Sanford has had a lot of time for introspection over the last 18 months when he has not been consumed with wrapping up his duties as governor and living in what he describes as his “own fishbowl.” When asked who would be his ideal candidate for president in 2012, he paused for a moment and admitted he couldn’t think of anyone. When asked his thoughts on Sarah Palin now that’s she’s practically everywhere, he responded with, “she is?”

Sanford declined to speculate as to whether he would have been preparing for a presidential run with the likes of Mitt Romney and Newt Gingrich had things turned out differently. “I think it’s counterproductive,” he said. “I think you gotta live life where you are; in the day that you’re in…you don’t get to do a redo on life.”

Although he did not openly admit it, he seemed to understand, without any arrogance or self pity, that his story is one of immense promise and talent squandered.

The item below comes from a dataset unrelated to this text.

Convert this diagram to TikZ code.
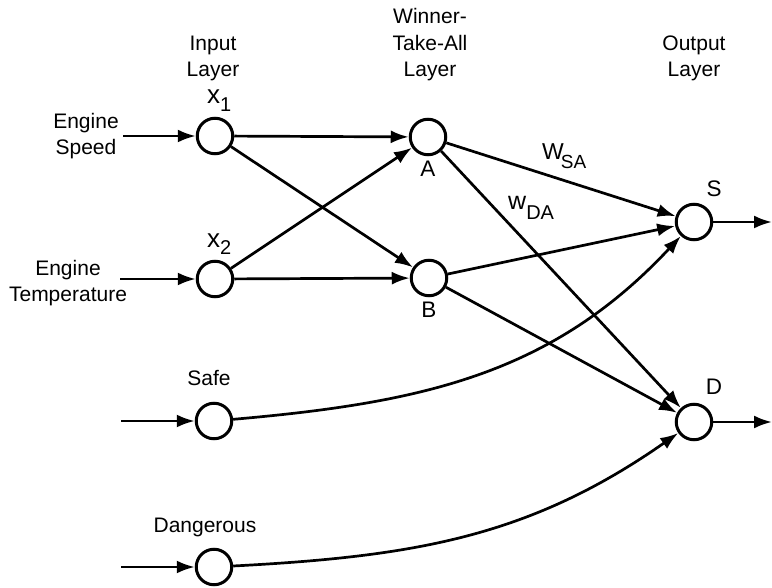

In other words, no one understands the rise and fall of Mark Sanford better than the man himself.

Toward the end of the interview, Sanford noted a “little-known Scottish historian” by the name of Alexander Tytler and cited entirely from memory a saying that is often attributed to him:

“Great nations rise and fall. The people go from bondage to spiritual   truth, to great courage, from courage to liberty, from liberty to abundance, from abundance to selfishness, from selfishness to complacency, from complacency to apathy, from apathy to dependence, from dependence back again to bondage.”

Sanford was talking about government, but he just as easily could have been describing his own life.

Yet, as the very-soon-to-be former governor exits the governor’s mansion, he seemed ok with his predicament.

“I don’t spend a lot of time thinking about where I’m not in life,” he said. “You know where I am right now? I’m moving boxes. That’s what I’m doing – I’m packing things. That’s where I am right now.”